The policy of the Southern banks during the war encouraged speculation. The New Orleans banks had been well managed, and remained solvent until September 1861. The banks of the other states suspended specie payments at the end of 1862, and thereafter enlarged their note issue and their loans, thereby adding to the general redundancy of the currency and stimulating the prevalent speculative craze. They did a large business by speculating in cotton, making advances to the planters on the basis of their crops. The state governments also used their note issues for this purpose, the planters urgently demanding relief as their cotton could not reach a market. The Confederate government also made advances on Cotton and secured large quantities by purchase, to serve as the basis of cotton bonds. The rise of prices reflecting the redundancy of the currency was no advantage to the producer.

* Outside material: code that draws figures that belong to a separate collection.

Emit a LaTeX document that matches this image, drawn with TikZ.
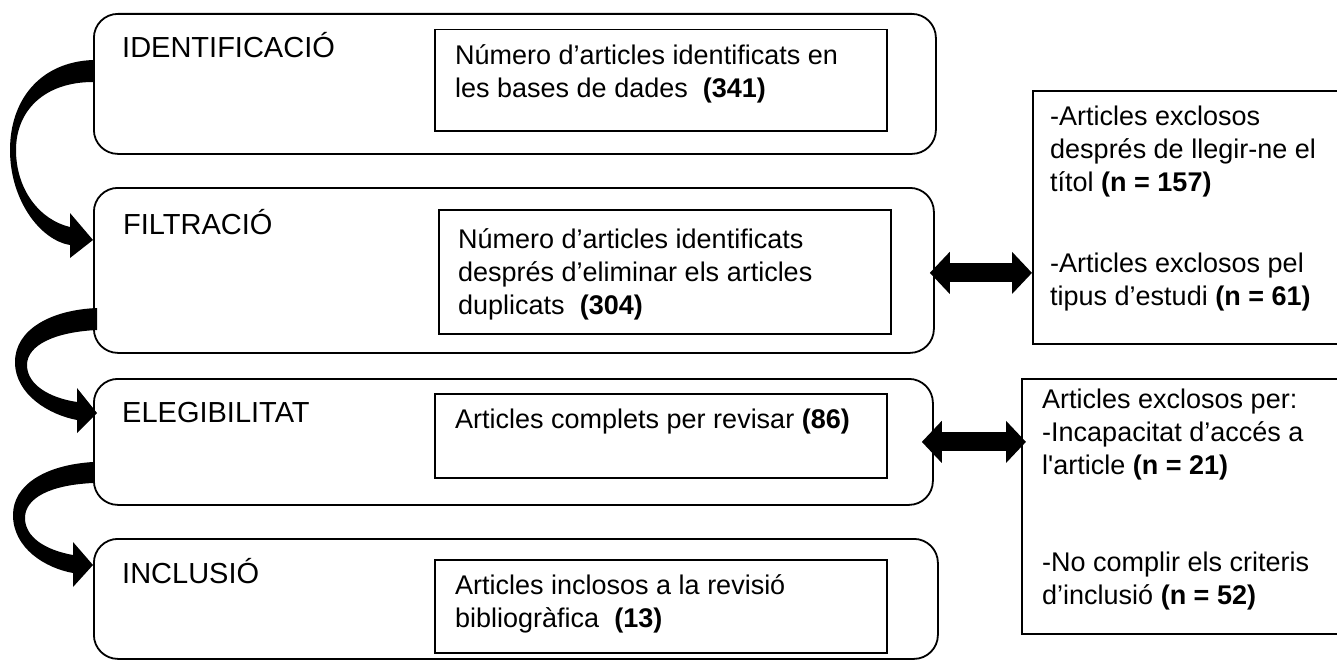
\documentclass[tikz,border=0pt]{standalone}
\usepackage{fontspec}
\setmainfont{Liberation Sans}
\usetikzlibrary{arrows.meta}
\begin{document}
\begin{tikzpicture}[x=1pt,y=-1pt,
  stage/.style={draw, line width=1.8pt, rounded corners=24pt, anchor=north west, inner sep=0pt},
  inbox/.style={draw, line width=1.5pt, anchor=north west, inner sep=0pt},
  sidebox/.style={draw, line width=1.8pt, anchor=north west, inner sep=0pt},
  lbl/.style={anchor=base west, inner sep=0pt, font=\fontsize{29}{33}\selectfont},
  txt/.style={anchor=base west, inner sep=0pt, align=left, font=\fontsize{27}{33}\selectfont},
  bigarrow/.style={fill=black, draw=none},
  dblarrow/.style={line width=19pt, {Triangle[length=20pt,width=41pt]}-{Triangle[length=20pt,width=41pt]}}
]
\useasboundingbox (0,0) rectangle (1337,666);

% stage boxes
\node[stage, minimum width=842pt, minimum height=140pt] (b1) at (93,13) {};
\node[stage, minimum width=840pt, minimum height=165pt] (b2) at (93,187) {};
\node[stage, minimum width=839pt, minimum height=126pt] (b3) at (93,378) {};
\node[stage, minimum width=844pt, minimum height=120pt] (b4) at (93,538) {};

% inner boxes
\node[inbox, minimum width=452pt, minimum height=101pt] (i1) at (434,29) {};
\node[inbox, minimum width=452pt, minimum height=124pt] (i2) at (438,209) {};
\node[inbox, minimum width=452pt, minimum height=84pt] (i3) at (434,393) {};
\node[inbox, minimum width=452pt, minimum height=93pt] (i4) at (434,559) {};

% side boxes
\node[sidebox, minimum width=310pt, minimum height=253pt] (rA) at (1032,90) {};
\node[sidebox, minimum width=320pt, minimum height=255pt] (rB) at (1021,378) {};

% labels
\node[lbl] (l1) at (122,58) {IDENTIFICACIÓ};
\node[lbl] (l2) at (123,234) {FILTRACIÓ};
\node[lbl] (l3) at (122,422) {ELEGIBILITAT};
\node[lbl] (l4) at (122,583) {INCLUSIÓ};

% texts (anchor = baseline of last line)
\node[txt] (t1) at (455,98) {Número d’articles identificats en\\les bases de dades\ \ \textbf{(341)}};
\node[txt] (t2) at (458,314) {Número d’articles identificats\\després d’eliminar els articles\\duplicats\ \ \textbf{(304)}};
\node[txt] (t3) at (455,428) {Articles complets per revisar \textbf{(86)}};
\node[txt] (t4) at (455,627) {Articles inclosos a la revisió\\bibliogràfica\ \ \textbf{(13)}};
\node[txt] (tA1) at (1050,191) {-Articles exclosos\\després de llegir-ne el\\títol \textbf{(n = 157)}};
\node[txt] (tA2) at (1050,305) {-Articles exclosos pel\\tipus d’estudi \textbf{(n = 61)}};
\node[txt] (tB1) at (1042,474) {Articles exclosos per:\\-Incapacitat d’accés a\\l\textquotesingle article \textbf{(n = 21)}};
\node[txt] (tB2) at (1042,604) {-No complir els criteris\\d’inclusió \textbf{(n = 52)}};

% curved arrows
\fill[bigarrow] (93,60) .. controls (40,62) and (10,100) .. (10,150)
  .. controls (10,200) and (40,240) .. (70,245)
  -- (70,258) -- (93,240) -- (70,213) -- (70,227)
  .. controls (40,220) and (16,190) .. (16,150)
  .. controls (16,110) and (45,82) .. (93,82) -- cycle;
\fill[bigarrow] (97,308) .. controls (50,310) and (15,330) .. (15,362)
  .. controls (15,395) and (50,415) .. (77,420)
  -- (77,433) -- (97,413) -- (77,388) -- (77,402)
  .. controls (50,398) and (27,385) .. (27,365)
  .. controls (27,345) and (55,332) .. (97,330) -- cycle;
\fill[bigarrow] (93,462) .. controls (45,465) and (13,485) .. (13,515)
  .. controls (13,548) and (45,568) .. (73,573)
  -- (73,587) -- (93,565) -- (73,542) -- (73,555)
  .. controls (45,550) and (25,537) .. (25,518)
  .. controls (25,498) and (50,485) .. (93,483) -- cycle;

% double arrows
\draw[dblarrow] ([xshift=-5pt,yshift=-2.5pt]b2.east) -- ([yshift=-2.5pt]b2.east -| rA.west);
\draw[dblarrow] ([xshift=-12pt]b3.east) -- ([xshift=5pt]b3.east -| rB.west);
\end{tikzpicture}
\end{document}
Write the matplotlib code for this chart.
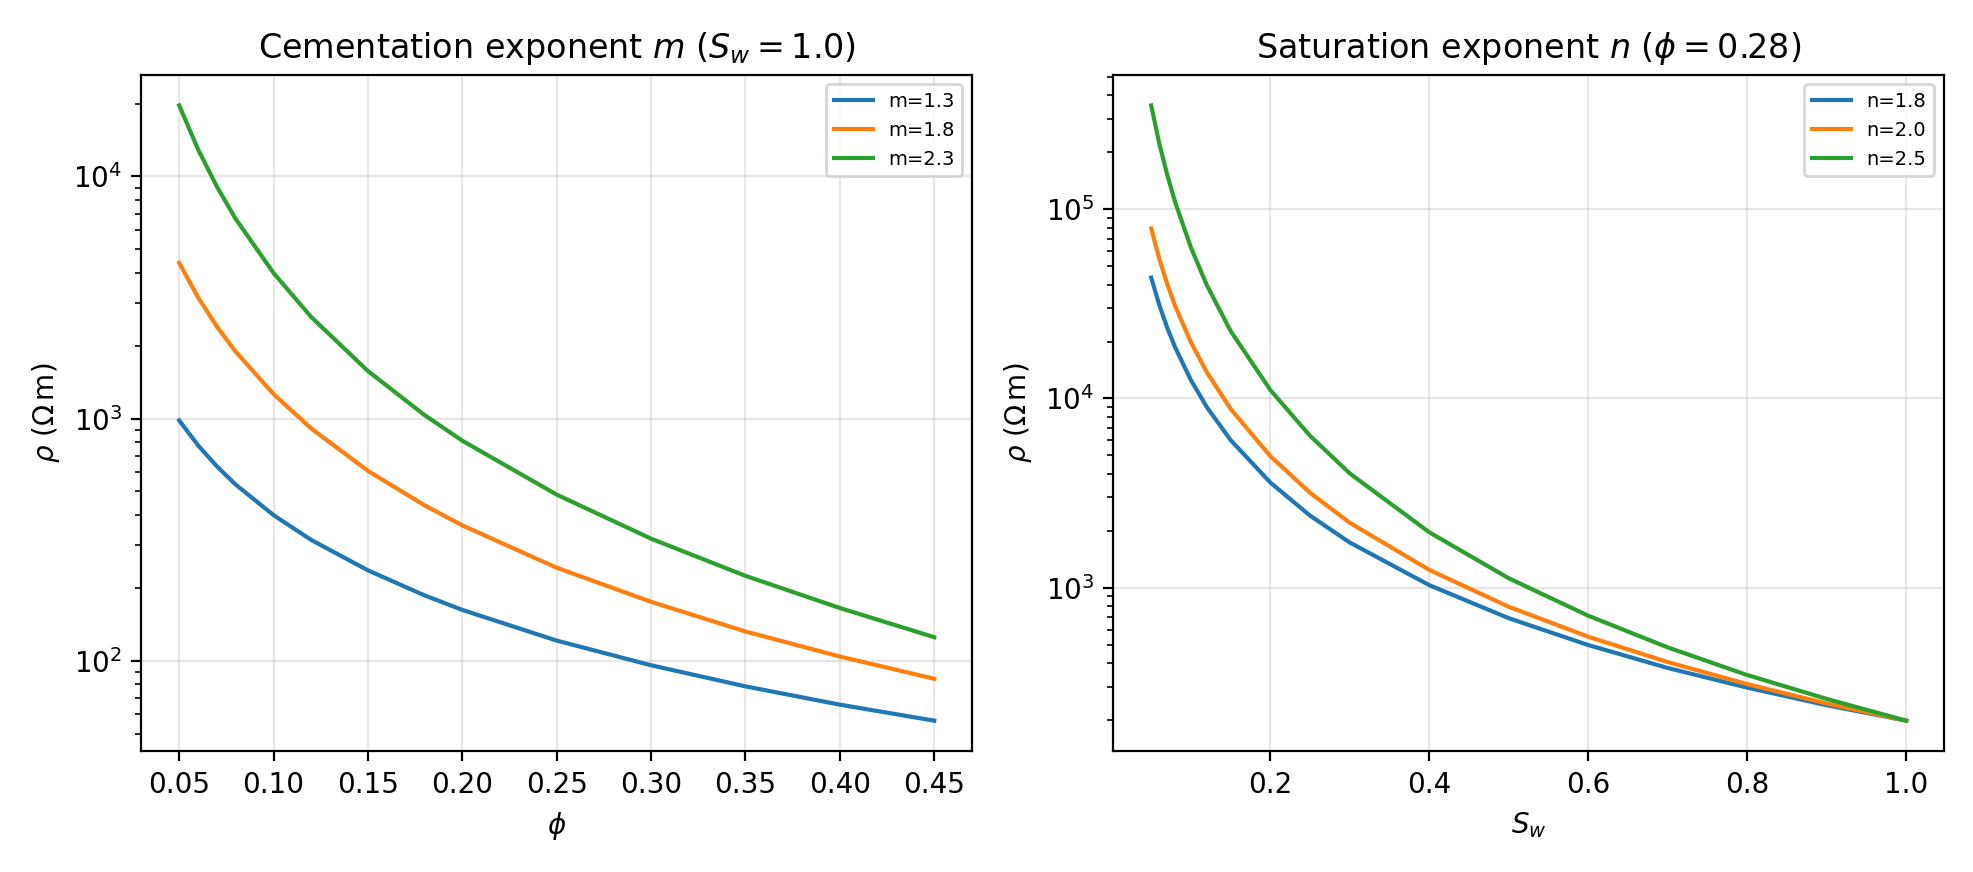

Frequent efforts were made by legislation and otherwise to reduce the prices demanded especially by the agriculturists. As a result, the production of food products fell off, at least the agriculturists did not bring their products to market for fear of being forced to sell then at a loss. Supplies for the army were obtained by impressment, the price to be paid for them being arbitrarily fixed at a tow figure. As a result, the army administration found it almost impossible to induce producers of food willingly to turn over their products, and the army suffered from want. Under the confused industrial circumstances the sufferings of the debtor class were loudly asserted, and laws were passed to relieve them of their burdens, making the collection of debts difficult or impossible. The debts of Southerners to Northerners contracted before the war were confiscated by the Confederate government, but did not amount to a large figure.